Global trade didn't stop when President Trump officially nixed U.S. participation in the Trans-Pacific Partnership (TPP), a proposed 12-nation free-trade agreement that the Obama administration arduously negotiated. But U.S. leadership on shaping trade rules with the world's most populous and dynamic region did screech to a halt.

Predictably, China stands to benefit. In fact, Beijing is wasting no time seizing on America's retreat, as evidenced by this week's meeting in Kobe, Japan, between 16 Asian nations considering the Regional Comprehensive Economic Partnership (RCEP), China's alternative to the TPP.

While no treaty is ready to ratify, the direction is clear: Unless Washington wises up to the economic and geostrategic necessity of leading on global trade, Beijing will fill the void with a treaty with far less focus on environmental, labor, intellectual property and other concerns that the U.S. made sure were mandated by the TPP.

"The U.S. has traditionally set those standards to reflect its own domestic standards, so these trade agreements have been essentially very effective tools to get the rest of the world do what the U.S. already does domestically, and that's no longer going to be the case," Joshua C. Meltzer, senior fellow for global economy and development at the Brookings Institution, told an editorial writer. And, added Meltzer, as far as reducing barriers to trade and investment, U.S. businesses — including Minnesota multinationals like Cargill — could be at a disadvantage if the RCEP is inked.

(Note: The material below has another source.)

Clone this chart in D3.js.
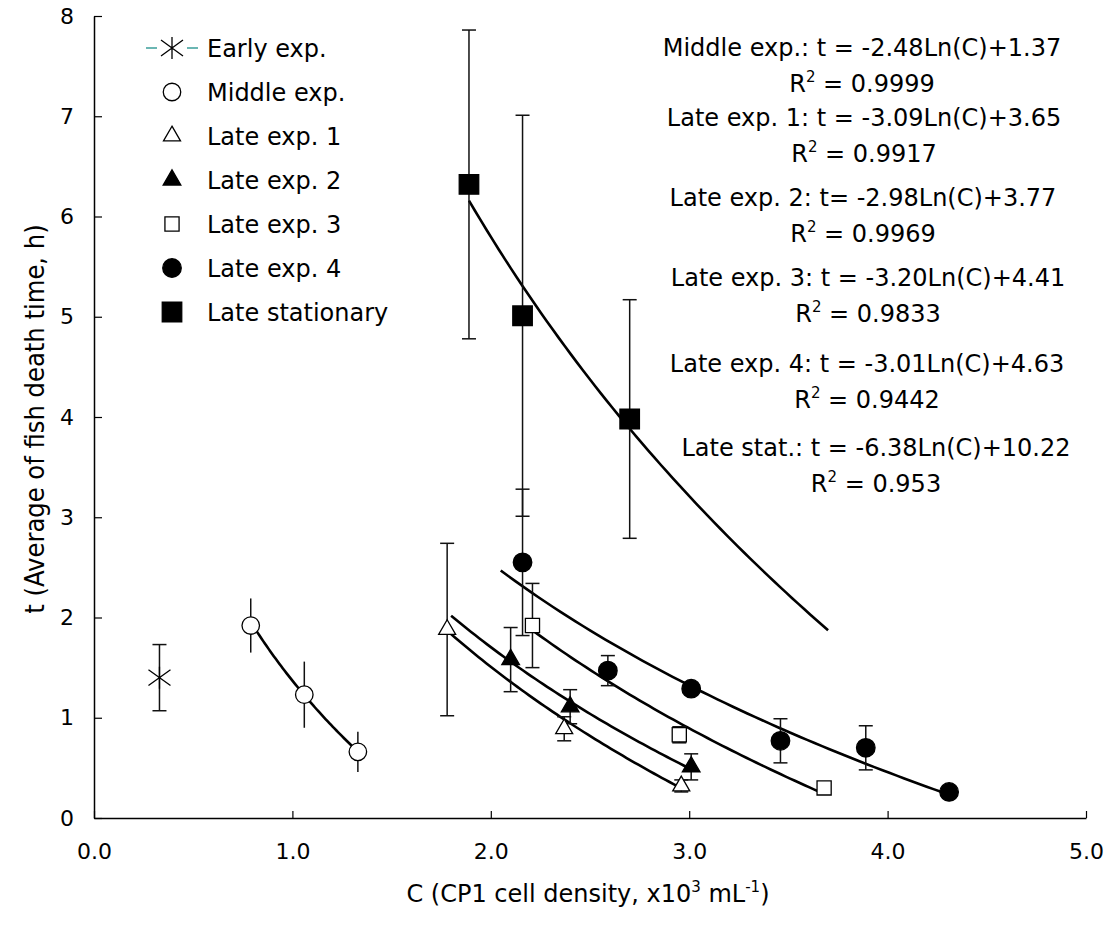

Trump, in his address to Congress on Tuesday, crowed that, "We have withdrawn the United States from the job-killing Trans-Pacific Partnership." But the reality is likely the opposite: U.S. exporters — and thus U.S. workers — may face disadvantages in a RCEP-dominated Asia. The tilt toward China may be geopolitical, too, at a time when the U.S. should be strategically responding to a rising China.

That's why several Asian nations wary of China's claims in the South and East China seas welcomed the Obama administration's "pivot" policy to Asia. The multipronged policy had diplomatic and military components, but also counted on tighter trade ties with regional countries. But the U.S. trade retreat may make Asian allies "hedge," Meltzer said, if "they start to discount the value of U.S. strategic assurances, and they start to accommodate China in more and different ways."

The U.S. may be accommodating China in its own way, too, by ceding leadership in shaping trade protocols that will define global commerce.

It's not too late for Trump and Congress to reconsider their positions on global trade. Given the rhetoric, it's unlikely that the TPP will be revived soon, if ever. But they should swiftly move to re-engage in negotiations that build the U.S. economy and project American values.